Nel mondo del lavoro, la forte concorrenza internazionale del capitale sta fornendo l’impressione ai lavoratori di essere una componente sempre più irrilevante e priva di ruolo nel sistema economico, sostituibile con facilità e sostanzialmente priva di riconoscimento sociale.
L’Unione Europea è l’unica dimensione possibile per consentire ai popoli del continente di presentarsi ad armi comparabili con gli altri grandi giocatori del nuovo mondo globalizzato (USA, Cina, India, Brasile, Russia) ma una dimensione istituzionale come quella della UE – senza dubbio efficiente, necessaria e portatrice di enormi benefici a tutti i suoi cittadini – priva anche questi ultimi di un riferimento identitario e storico riconoscibile in mancanza di una lingua e di una tradizione culturale davvero comuni.
Non è un caso che in questo contesto crescano forze politiche definite “populiste” (di destra e di sinistra) che promettono, in modo per lo più illusorio e scomposto, a quei cittadini non in prima fila nel raccogliere frutti e benefici del sistema, una voce, un ruolo una posizione nel Nuovo Mondo. E non è nemmeno un caso, che nel medesimo momento crescano in occidente le pulsioni autonomiste (da ultimo in Scozia, Catalogna, Belgio, Corsica, Quebec…). In tale contesto infatti, il riconoscimento delle “piccole patrie” è uno degli ovvi e necessari antidoti allo spaesamento che un contesto concorrenziale e globalizzato può generare, e sta generando, nei cittadini occidentali.

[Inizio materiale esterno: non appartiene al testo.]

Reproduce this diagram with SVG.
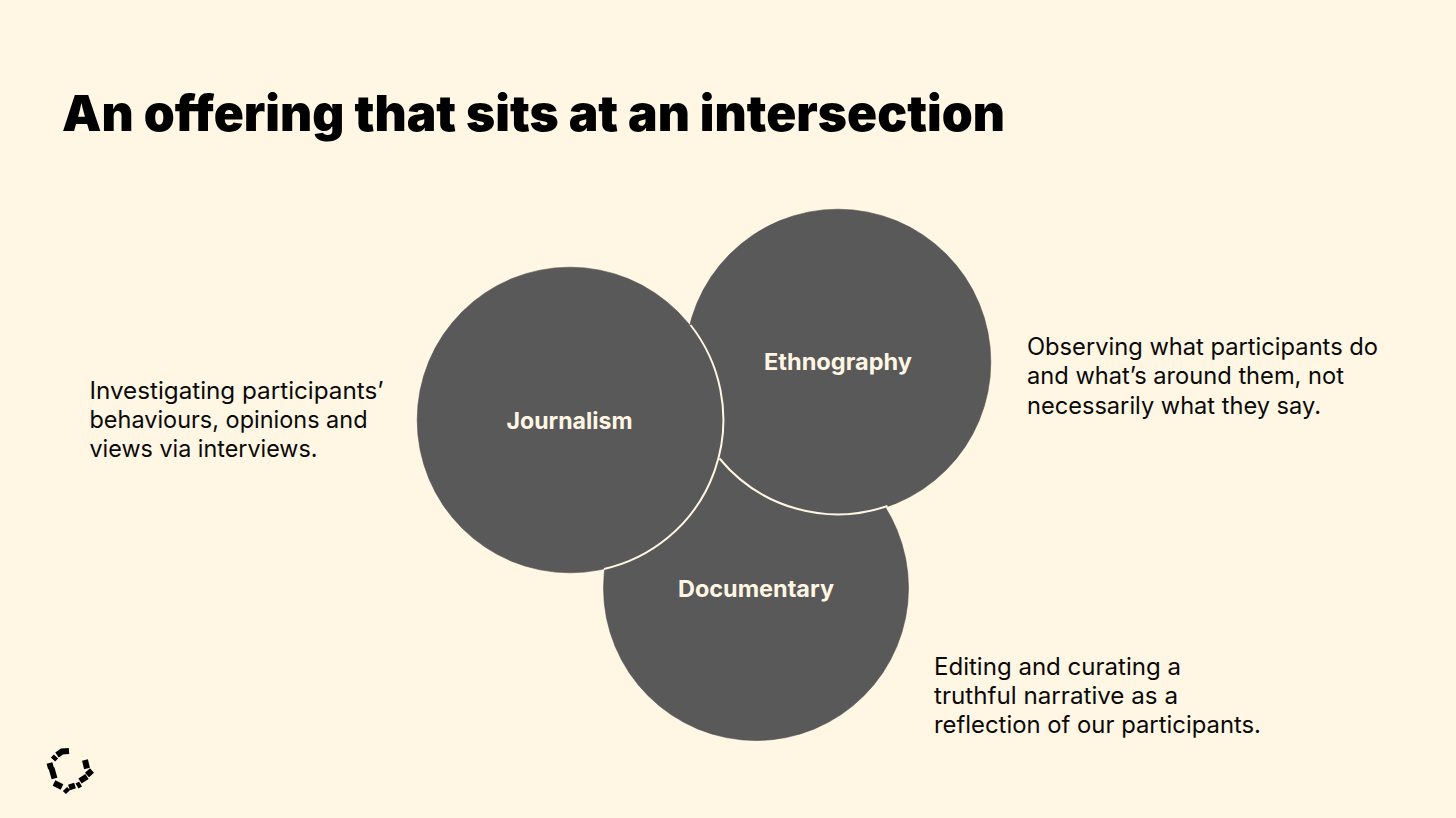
<svg xmlns="http://www.w3.org/2000/svg" width="1456" height="818" viewBox="0 0 1456 818">
<style>
.bg{fill:#fff6e3}
.c{fill:#595959;stroke:#4f4f4f;stroke-width:.6}
.a{fill:none;stroke:#fff6e3;stroke-width:2}
.l{font-family:"Inter","Liberation Sans",sans-serif;font-size:23px;font-weight:700;fill:#fff6e3;text-anchor:middle}
.b{font-family:"Inter","Liberation Sans",sans-serif;font-size:24px;font-weight:400;fill:#0a0a0a}
.t{font-family:"Inter","Liberation Sans",sans-serif;font-size:50px;font-weight:900;fill:#000}
.m{fill:none;stroke:#000;stroke-width:6}
</style>
<rect class="bg" width="1456" height="818"/>
<text class="t" x="62" y="131" textLength="943" lengthAdjust="spacingAndGlyphs">An offering that sits at an intersection</text>
<g id="documentary">
<circle class="c" cx="756" cy="588" r="152.500"/>
<text class="l" x="756" y="597" textLength="156" lengthAdjust="spacingAndGlyphs">Documentary</text>
</g>
<g id="ethnography">
<circle class="c" cx="838" cy="362" r="152.800"/>
<path class="a" d="M719.500 458.500A153 153 0 0 0 887.500 506"/>
<text class="l" x="838" y="370" textLength="148" lengthAdjust="spacingAndGlyphs">Ethnography</text>
</g>
<g id="journalism">
<circle class="c" cx="570" cy="420" r="152.800"/>
<path class="a" d="M690.500 325A153 153 0 0 1 604 569"/>
<text class="l" x="569.500" y="429" textLength="126" lengthAdjust="spacingAndGlyphs">Journalism</text>
</g>
<g id="connectors"/>
<g id="text-journalism">
<text class="b" x="89.500" y="399" textLength="294" lengthAdjust="spacingAndGlyphs">Investigating participants’</text>
<text class="b" x="89.500" y="428" textLength="278" lengthAdjust="spacingAndGlyphs">behaviours, opinions and</text>
<text class="b" x="89.500" y="457" textLength="228" lengthAdjust="spacingAndGlyphs">views via interviews.</text>
</g>
<g id="text-ethnography">
<text class="b" x="1027" y="355" textLength="351" lengthAdjust="spacingAndGlyphs">Observing what participants do</text>
<text class="b" x="1027" y="384" textLength="317" lengthAdjust="spacingAndGlyphs">and what’s around them, not</text>
<text class="b" x="1027" y="414" textLength="294" lengthAdjust="spacingAndGlyphs">necessarily what they say.</text>
</g>
<g id="text-documentary">
<text class="b" x="934" y="675" textLength="247" lengthAdjust="spacingAndGlyphs">Editing and curating a</text>
<text class="b" x="934" y="704" textLength="244" lengthAdjust="spacingAndGlyphs">truthful narrative as a</text>
<text class="b" x="934" y="733" textLength="327" lengthAdjust="spacingAndGlyphs">reflection of our participants.</text>
</g>
<g id="logo">
<path class="m" d="M69 751L62 751.500L57 755M56 756.500L53 759.500M49.500 763L51 768.500M51.500 768L54.500 778.500M54 783L62 787M65 789L68 792M69 787.500L75 785.500M77 786L80.500 784M80 781L87 776.500M87 775L92 770.500M85 760L87 768.500"/>
</g>
</svg>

Quello che i cittadini catalani e scozzesi chiedono non è banalmente una rivendicazione economica come molti, minimizzando, ritengono, ma è soprattutto un riconoscimento della propria identità, della propria particolarità e, addirittura, del senso stesso della propria esistenza in vita. È il riconoscimento, nell’identità culturale più vicina a sé e meno diluita possibile, di un proprio ruolo nel mondo e nel Sistema che, pur avendo garantito benessere, salute e liberazione dal bisogno e dalla fame come mai prima nella storia dell’uomo, ha dato a molti l’impressione di essere solo una parte meccanica utile a far funzionare il tutto ma non dotata di senso in sé. Non coglie nel segno l’idea che chi rivendica l’autonomia sia ispirato da un banale nazionalismo in misura ridotta: tutti i movimenti autonomisti europei (oltre a essere programmaticamente progressisti) sono fortemente favorevoli a una Federazione Europea che riunisca in un solo corpo le varie identità regionali per consentire loro di sopravvivere nel mondo moderno. Ma è lo stato nazione ottocentesco che risulta ormai troppo grande per essere riferimento culturale e sociale efficace e “protettivo” e troppo piccolo per stare al passo del crudele gioco delle grandi potenze.